Comment est ton quotidien aujourd’hui ?

Aujourd’hui, à la date anniversaire des un an de mon cancer, j’ai, même s’ils ne sont pas aussi spectaculaires que je ne le pensais, opéré des changements dans mon quotidien. Je m’alimente mieux, j’ai diminué drastiquement ma consommation de sucre, j’essaye d’être de plus en plus régulière quant à ma pratique du sport et de la méditation et je soigne les petits maux du quotidien avec des huiles essentielles. Je suis suivie par une naturopathe, et j’aimerais essayer l’acupuncture et l’EFT, je me suis réellement passionnée pour les médecines alternatives ! Dans un autre registre, j’aimerais avoir des enfants dans les années à venir, fonder une famille avec mon amoureux et déménager hors de Paris (car avec mon poumon restant, je supporte de moins en moins la pollution…) Finalement, j’éprouve de la gratitude d’avoir traversé cette expérience car le cancer m’a permis de me rapprocher de moi-même, d’être plus à l’écoute de mon corps, de mes besoins et de mes désirs. Étant graphiste et illustratrice de métier, j’ai décidé de mettre désormais mes compétences au service des acteurs de la santé, et plus particulièrement de la prévention du cancer. L’art m’a en effet permis de transcender l’expérience du cancer, et celle-ci m’a entre autres inspiré le projet Poumonoprix,  un projet bénévole et à but non lucratif, qui a pour ambition de devenir un support ressource pour les futur.es malades atteints d’une tumeur neuro-endocrine bronchique, afin de faire connaître ce cancer rare au grand public par la diffusion d’une brochure dédiée, et par le biais d’expositions du projet dans les hôpitaux ou les structures spécialisées… J’ai d’ailleurs lancé une cagnotte afin de pouvoir concrétiser ce projet, je suis à la recherche également de sponsors qui pourraient me prêter une salle d’exposition ou encore imprimer la brochure… J’aimerais également animer un podcast pour libérer la parole autour du cancer dans les mois à venir, et concevoir un livre illustré qui raconterait plus en détails mon expérience. Le cancer m’aura donc permis de trouver un sens à mon métier, et de m’engager dans une cause qui me tient à cœur en me sentant réellement utile, à ma place.
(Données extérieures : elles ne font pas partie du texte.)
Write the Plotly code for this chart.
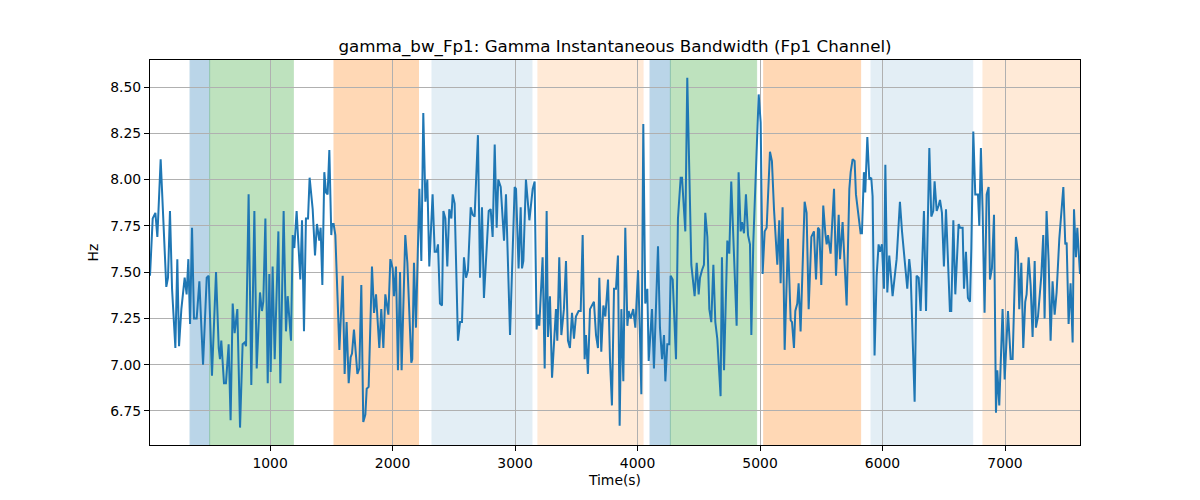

J’ai pour l’instant des examens de contrôle tous les six mois, et bien que cela puisse me stresser quand les dates des rendez-vous médicaux approchent, j’essaye de vivre sans avoir une épée de Damoclès au-dessus de la tête, en faisant des projets et en savourant chaque seconde de l’existence !

Quel message aimerais-tu faire passer à une personne qui vient d’apprendre qu’elle a un cancer ?
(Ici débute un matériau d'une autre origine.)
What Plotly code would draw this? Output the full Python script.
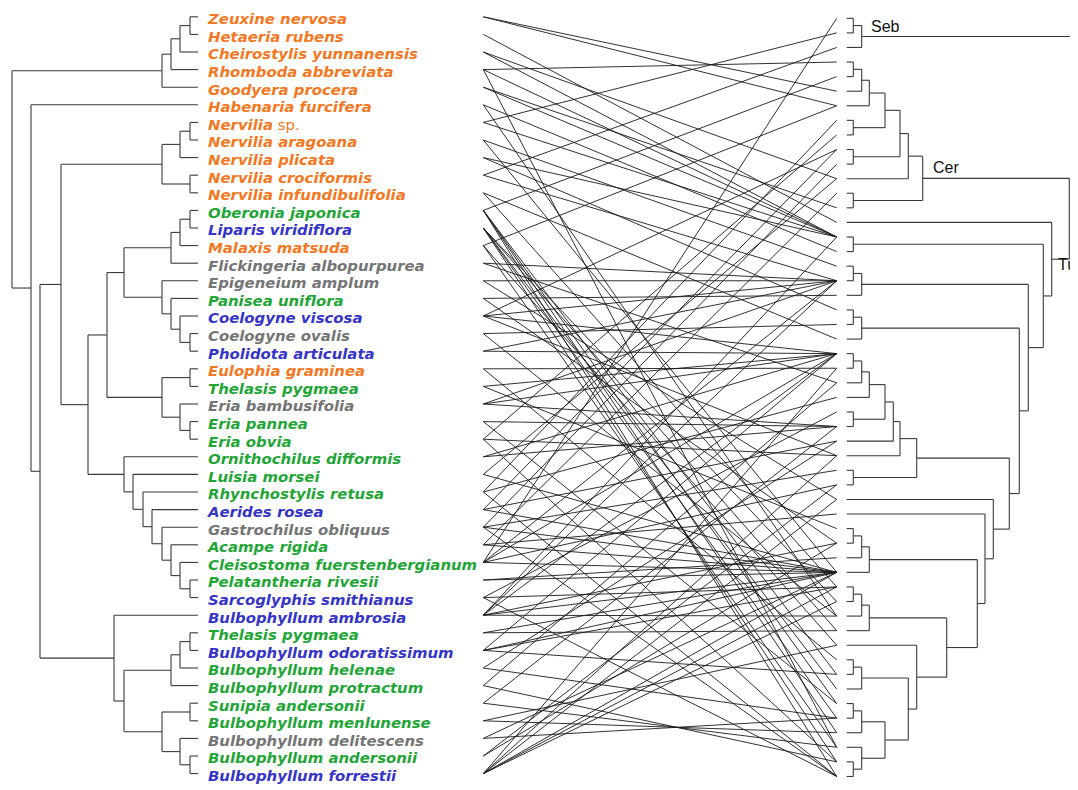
import plotly.graph_objects as go

# ---------------- data ----------------
left_species = [
    "Zeuxine nervosa", "Hetaeria rubens", "Cheirostylis yunnanensis", "Rhomboda abbreviata",
    "Goodyera procera", "Habenaria furcifera", "Nervilia|sp.", "Nervilia aragoana",
    "Nervilia plicata", "Nervilia crociformis", "Nervilia infundibulifolia", "Oberonia japonica",
    "Liparis viridiflora", "Malaxis matsuda", "Flickingeria albopurpurea", "Epigeneium amplum",
    "Panisea uniflora", "Coelogyne viscosa", "Coelogyne ovalis", "Pholidota articulata",
    "Eulophia graminea", "Thelasis pygmaea", "Eria bambusifolia", "Eria pannea", "Eria obvia",
    "Ornithochilus difformis", "Luisia morsei", "Rhynchostylis retusa", "Aerides rosea",
    "Gastrochilus obliquus", "Acampe rigida", "Cleisostoma fuerstenbergianum",
    "Pelatantheria rivesii", "Sarcoglyphis smithianus", "Bulbophyllum ambrosia",
    "Thelasis pygmaea", "Bulbophyllum odoratissimum", "Bulbophyllum helenae",
    "Bulbophyllum protractum", "Sunipia andersonii", "Bulbophyllum menlunense",
    "Bulbophyllum delitescens", "Bulbophyllum andersonii", "Bulbophyllum forrestii",
]
left_group = list("OOOOOOOOOOO" "GBOYYGBYB" "OGYGG" "GGGBYGGGB" "BGBGGGGYGB")
group_colors = {"O": "#F4781F", "G": "#1FA637", "B": "#3535C8", "Y": "#757575"}

n_right = 53
right_clade_labels = ["Seb", "Cer", "Tul"]

# associations: left leaf index -> right leaf indices
links = {
    0: [5, 6], 1: [14], 2: [11, 15], 3: [3, 15, 50], 4: [13, 15], 5: [16, 41],
    6: [1, 15], 7: [17, 38], 8: [15, 20], 9: [2, 18], 10: [22, 39],
    11: [4, 45, 47, 49, 52], 12: [40, 42, 46, 48, 51], 13: [43, 50, 6],
    14: [18, 25], 15: [18, 33], 16: [19, 36], 17: [18, 23, 30, 9], 18: [21, 41],
    19: [18, 23], 20: [24, 44], 21: [23, 35], 22: [18, 23, 28], 23: [28, 47],
    24: [8, 30, 51], 25: [23, 28], 26: [38, 11], 27: [7, 26, 52], 28: [9, 29, 38],
    29: [10, 31, 38, 52], 30: [12, 34, 38], 31: [0, 18, 23, 32, 38], 32: [37, 38],
    33: [27, 39, 52], 34: [15, 18, 23, 36, 38, 41], 35: [38, 42], 36: [23, 38, 45, 39],
    37: [29, 48], 38: [25, 51], 39: [28, 50], 40: [49, 43], 41: [48, 38], 42: [32, 36],
    43: [24, 30, 33, 38, 39, 40],
}


def N(h, *kids):
    return (h, kids)


# left tree (height = distance from tips)
_G = N(36, N(27, N(18, N(8, 0, 1), 2), 3), 4)
_Nerv = N(36, N(18, N(8, 6, 7), 8), N(8, 9, 10))
_Mal = N(27, N(18, N(8, 11, 12), 13), 14)
_Coel = N(36, 15, N(27, 16, N(18, 17, N(8, 18, 19))))
_Eria = N(36, N(8, 20, 21), N(18, 22, N(8, 23, 24)))
_Vanda = N(74, 25, N(65, 26, N(55, 27, N(46, 28, N(36, 29, N(27, 30, N(18, 31, N(8, 32, 33))))))))
_Bulb = N(84, 34, N(74, N(27, N(18, N(8, 35, 36), 37), 38),
                    N(36, N(8, 39, 40), N(18, 41, N(8, 42, 43)))))
left_tree = N(186, _G, N(167, 5, N(158, N(137, _Nerv, N(110, N(91, N(74, _Mal, _Coel), _Eria), _Vanda)), _Bulb)))

# right tree
_Seb = N(15, N(6.6, 0, 1), 2)
_Cer = N(76, N(61.6, N(53.3, N(38.3, N(22.6, N(15, N(6.6, 3, 4), 5), 6), N(6.6, 7, 8)),
                       N(6.6, 9, 10)), 11), N(6.6, 12, 13))
_A = N(22.6, N(15, N(6.6, 23, 24), 25), 26)
_E = N(70, N(53.3, N(46.6, N(38.3, _A, N(6.6, 27, 28)), 29), 30), N(6.6, 31, 32))
_X = N(22.6, N(15, N(6.6, 35, 36), 37), 38)
_Y = N(100, N(22.6, N(15, N(6.6, 39, 40), 41), 42),
       N(70, 43, N(61.6, N(15, N(6.6, 44, 45), 46),
                  N(38.3, N(15, N(6.6, 47, 48), 49), N(15, 50, N(6.6, 51, 52))))))
_Tul = N(205, 14, N(196.6, N(6.6, 15, 16),
                    N(181.6, N(15, N(6.6, 17, 18), 19),
                      N(172.6, N(15, N(6.6, 20, 21), 22),
                        N(162.6, _E, N(146.6, 33, N(138.3, 34, N(130.6, _X, _Y))))))))
right_tree = N(253, _Seb, N(222.6, _Cer, _Tul))

# ---------------- layout scales ----------------
W, H = 1078, 790
PAGE_OFF = 8  # default page body margin of the html
LEFT_TIP, RIGHT_TIP = 198.0, 846.7
LINK_X0, LINK_X1 = 483.3, 836.7


def ly(i):
    return 16.8 + 17.6 * i


def ry(j):
    return 18.3 + 14.58 * j


def tree_segments(tree, yfun, xfun):
    xs, ys = [], []

    def rec(node):
        if isinstance(node, int):
            return xfun(0), yfun(node)
        h, kids = node
        xn = xfun(h)
        pts = [rec(k) for k in kids]
        cy = [p[1] for p in pts]
        xs.extend([xn, xn, None]); ys.extend([min(cy), max(cy), None])
        for (cx, yy) in pts:
            xs.extend([xn, cx, None]); ys.extend([yy, yy, None])
        return xn, (min(cy) + max(cy)) / 2

    rec(tree)
    return xs, ys


lx, lyy = tree_segments(left_tree, ly, lambda h: LEFT_TIP - h)
rx, ryy = tree_segments(right_tree, ry, lambda h: RIGHT_TIP + h)

kx, ky = [], []
for i, js in links.items():
    for j in js:
        kx.extend([LINK_X0, LINK_X1, None]); ky.extend([ly(i), ry(j), None])

fig = go.Figure()
fig.add_trace(go.Scatter(x=kx, y=ky, mode="lines", line=dict(color="#1a1a1a", width=0.9),
                         hoverinfo="skip", showlegend=False))
fig.add_trace(go.Scatter(x=lx, y=lyy, mode="lines", line=dict(color="#3a3a3a", width=1.1),
                         hoverinfo="skip", showlegend=False))
fig.add_trace(go.Scatter(x=rx, y=ryy, mode="lines", line=dict(color="#3a3a3a", width=1.1),
                         hoverinfo="skip", showlegend=False))

texts = []
for s in left_species:
    if "|" in s:
        a, b = s.split("|")
        texts.append(f"<b><i>{a}</i></b> {b}")
    else:
        texts.append(f"<b><i>{s}</i></b>")
fig.add_trace(go.Scatter(
    x=[LEFT_TIP + 10] * len(left_species), y=[ly(i) + 3.6 for i in range(len(left_species))],
    mode="text", text=texts, textposition="middle right",
    textfont=dict(family="DejaVu Sans", size=14.9, color=[group_colors[g] for g in left_group]),
    hoverinfo="skip", showlegend=False))

# clade labels
clade_pos = {"Seb": (869, 26), "Cer": (931, 167), "Tul": (1056, 264)}
for lab in right_clade_labels:
    x0, y0 = clade_pos[lab]
    fig.add_annotation(x=x0, y=y0, text=lab, showarrow=False, xanchor="left", yanchor="middle",
                       font=dict(family="Liberation Sans", size=16, color="#111111"))

fig.update_layout(width=W, height=H, margin=dict(l=0, r=0, t=0, b=0),
                  plot_bgcolor="white", paper_bgcolor="white",
                  xaxis=dict(range=[PAGE_OFF, W + PAGE_OFF], visible=False, fixedrange=True),
                  yaxis=dict(range=[H + PAGE_OFF, PAGE_OFF], visible=False, fixedrange=True))
fig.write_html("out.html")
Qu’elle a la force en elle pour traverser cette épreuve. J’aime à croire que le cancer ne survient pas par hasard (attention, je ne dis pas que c’est de notre faute, loin de là), qu’il fait sens par rapport à notre passé et notre vécu et que l’on peut l’appréhender différemment si l’on se recentre sur soi, si l’on écoute son corps, ses aspirations et si l’on vibre de l’amour. Il ne s’agit pas de se battre « contre » le cancer (je vois souvent employé un champ lexical guerrier, où l’on parle de lutte, de bataille…) mais plutôt d’œuvrer « pour » redevenir son meilleur allié, se réaligner avec qui on est vraiment. Que le cancer est au contraire là pour nous montrer ce que l’on doit modifier en nous, afin de retrouver l’équilibre et l’harmonie, et que nous en avons la capacité ! En cela, le cancer, comme toute autre expérience de vie difficile, possède à mon sens un véritable pouvoir de transformation positive.
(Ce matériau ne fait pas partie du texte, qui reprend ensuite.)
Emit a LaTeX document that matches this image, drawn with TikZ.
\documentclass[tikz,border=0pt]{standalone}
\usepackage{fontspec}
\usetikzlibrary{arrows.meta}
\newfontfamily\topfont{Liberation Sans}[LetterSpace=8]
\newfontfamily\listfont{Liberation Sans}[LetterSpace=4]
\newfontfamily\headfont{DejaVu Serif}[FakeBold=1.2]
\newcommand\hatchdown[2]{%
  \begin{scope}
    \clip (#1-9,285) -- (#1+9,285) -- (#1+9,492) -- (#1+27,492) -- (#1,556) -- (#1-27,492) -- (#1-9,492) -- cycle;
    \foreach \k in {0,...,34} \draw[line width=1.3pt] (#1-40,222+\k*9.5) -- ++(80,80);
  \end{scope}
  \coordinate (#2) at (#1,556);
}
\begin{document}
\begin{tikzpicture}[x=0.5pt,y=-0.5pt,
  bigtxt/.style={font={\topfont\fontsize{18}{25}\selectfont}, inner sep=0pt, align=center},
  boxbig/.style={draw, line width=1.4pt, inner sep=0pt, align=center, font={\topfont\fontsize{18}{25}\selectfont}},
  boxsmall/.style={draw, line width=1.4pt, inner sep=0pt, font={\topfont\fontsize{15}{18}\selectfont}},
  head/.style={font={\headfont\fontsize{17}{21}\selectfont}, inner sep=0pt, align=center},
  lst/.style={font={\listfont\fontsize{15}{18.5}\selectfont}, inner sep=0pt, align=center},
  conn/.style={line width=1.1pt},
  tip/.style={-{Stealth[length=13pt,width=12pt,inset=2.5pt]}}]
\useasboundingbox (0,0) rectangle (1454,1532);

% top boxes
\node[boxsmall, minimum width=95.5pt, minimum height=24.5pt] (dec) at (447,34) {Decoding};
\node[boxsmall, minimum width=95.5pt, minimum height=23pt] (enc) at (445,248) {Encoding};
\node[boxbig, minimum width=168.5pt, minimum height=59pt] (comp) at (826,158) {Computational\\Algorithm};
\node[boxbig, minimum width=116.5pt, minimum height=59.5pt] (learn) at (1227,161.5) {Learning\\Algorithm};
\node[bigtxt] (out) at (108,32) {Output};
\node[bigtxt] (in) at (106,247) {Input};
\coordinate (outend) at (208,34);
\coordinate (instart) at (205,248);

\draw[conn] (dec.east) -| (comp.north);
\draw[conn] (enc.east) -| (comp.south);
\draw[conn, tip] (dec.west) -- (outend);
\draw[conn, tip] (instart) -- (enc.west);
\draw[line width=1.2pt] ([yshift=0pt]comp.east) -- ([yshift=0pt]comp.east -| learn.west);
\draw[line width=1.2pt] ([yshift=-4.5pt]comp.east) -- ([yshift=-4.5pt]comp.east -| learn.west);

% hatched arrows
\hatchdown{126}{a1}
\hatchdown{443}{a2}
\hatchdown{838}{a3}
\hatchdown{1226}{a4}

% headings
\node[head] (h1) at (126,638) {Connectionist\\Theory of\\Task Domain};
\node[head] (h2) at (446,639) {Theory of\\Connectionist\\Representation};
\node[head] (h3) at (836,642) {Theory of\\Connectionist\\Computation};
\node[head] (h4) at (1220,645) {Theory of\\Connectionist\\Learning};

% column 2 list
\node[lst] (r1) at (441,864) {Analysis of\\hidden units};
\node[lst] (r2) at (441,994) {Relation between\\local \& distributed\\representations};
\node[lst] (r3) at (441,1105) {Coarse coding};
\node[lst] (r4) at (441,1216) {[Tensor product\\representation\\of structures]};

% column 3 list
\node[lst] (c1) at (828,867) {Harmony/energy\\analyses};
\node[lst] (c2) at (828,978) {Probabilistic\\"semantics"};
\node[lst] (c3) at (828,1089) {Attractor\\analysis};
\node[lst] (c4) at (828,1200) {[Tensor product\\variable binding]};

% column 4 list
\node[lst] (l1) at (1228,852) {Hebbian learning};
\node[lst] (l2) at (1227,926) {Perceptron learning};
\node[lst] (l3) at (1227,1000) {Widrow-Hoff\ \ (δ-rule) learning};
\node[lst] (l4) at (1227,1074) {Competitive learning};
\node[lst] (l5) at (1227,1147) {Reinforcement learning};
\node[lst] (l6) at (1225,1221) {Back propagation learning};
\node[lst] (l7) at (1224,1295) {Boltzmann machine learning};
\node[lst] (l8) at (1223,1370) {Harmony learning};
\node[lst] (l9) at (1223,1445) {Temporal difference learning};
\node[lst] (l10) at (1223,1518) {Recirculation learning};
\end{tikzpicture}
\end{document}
Je lui dirais également de s’entourer des bonnes personnes, aussi bien dans le corps médical que son entourage proche, en suivant son cœur et ses intuitions.

Et quel conseil aimerais-tu donner à ses proches ? 

De l’accompagner avec le plus de bienveillance et de patience possible, car ce qui l’attend et ce qu’elle va traverser, aussi bien physiquement que psychologiquement, est un long chemin, avec des hauts et des bas.